Stokes, the presiding justice, called the evidence presented to him “confusing.”
“I’m as perplexed as I was when I came out here,” he said.
Peters said his goal was to determine the accuracy of McPhetres’ list.
“The purpose of this restitution hearing is for Mr. Cunningham to make Mr. McPhetres whole, not to overcompensate,” Peters said.
Timothy Snyder, the first assistant district attorney for Somerset County, said Cunningham is the one responsible for the confusion, not McPhetres.
“He’s the one who committed a series of thefts and burglaries,” Snyder said of Cunningham. “He’s the one who disorganized all the property and stored it in his location. The fact that some of it maybe got lost — he shouldn’t be able to capitalize on that set of circumstances that he created.”
The debate over restitution came after McPhetres questioned the rest of the plea agreement after it was approved.
At the beginning of the hearing, Stokes had quickly run through the agreement and was set to begin the restitution hearing when McPhetres raised his hand while sitting in the gallery and asked to address the court.
McPhetres then asked Stokes why McPhetres was not able to deliver a victim impact statement to the court before sentencing.

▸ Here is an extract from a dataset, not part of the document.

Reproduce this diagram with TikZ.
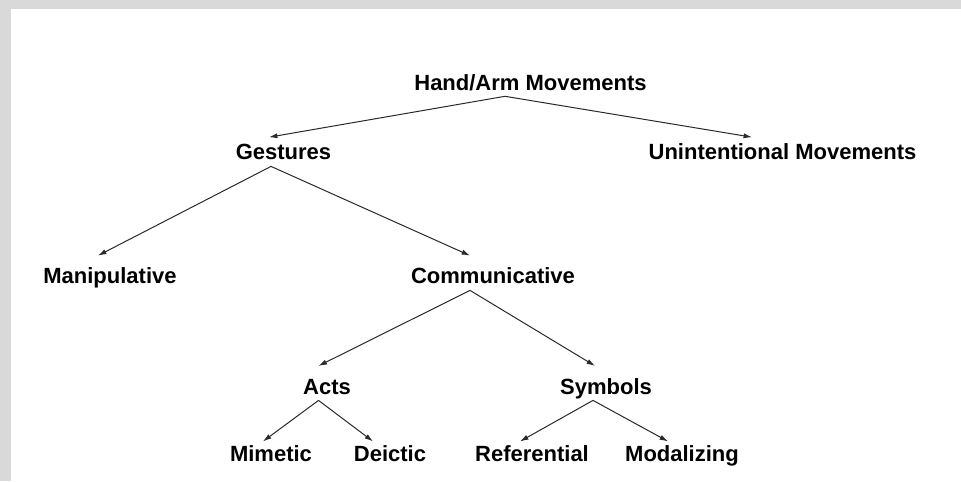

Stokes apologized and said he not aware there was any objection to the plea agreement, but told McPhetres to read his statement and one from his wife, who was not inside the courtroom.
The two statements described the material and psychological impacts of Cunningham’s actions, asked for more severe sentences and criticized the criminal justice system.
“There are a lot of bleeding hearts in the world, but until you become the victim, you do not truly see how broken the system really is,” McPhetres said in reading the statement from his wife, a former police officer who has also worked in other areas of law enforcement. “It is discouraging, disheartening and frustrating.”
Snyder, the prosecutor, said he understood McPhetres’ perspective, but told Stokes that Alton had expressed approval of the proposed plea agreement, and McPhetres never responded to requests to meet with prosecutors before sentencing.
In response, Stokes, a former homicide prosecutor and mayor of Augusta, launched into a half-hour response to McPhetres, explaining the three-step process used to determine sentences in Maine, professing his admiration for the American justice system and lamenting how the COVID-19 pandemic had derailed the court’s ability to conduct jury trials.
Stokes concluded that the plea agreement was reasonable. He said four years in prison — the full prison sentence that Cunningham could be required to serve if he violates his probation — is “nothing to sneeze at.”
He also said he has been victim of two home burglaries and could relate to McPhetres’ discontent.
“I can’t say that you’re wrong that it should be more,” Stokes told McPhetres from the bench. “But I can’t say that the agreement that was struck by the state is unreasonable under the circumstances. I grant you, and I have to admit, I don’t have the wealth of knowledge that you have. You know more about this case than I do. If I knew everything that you knew, I probably would feel the same way that you do.”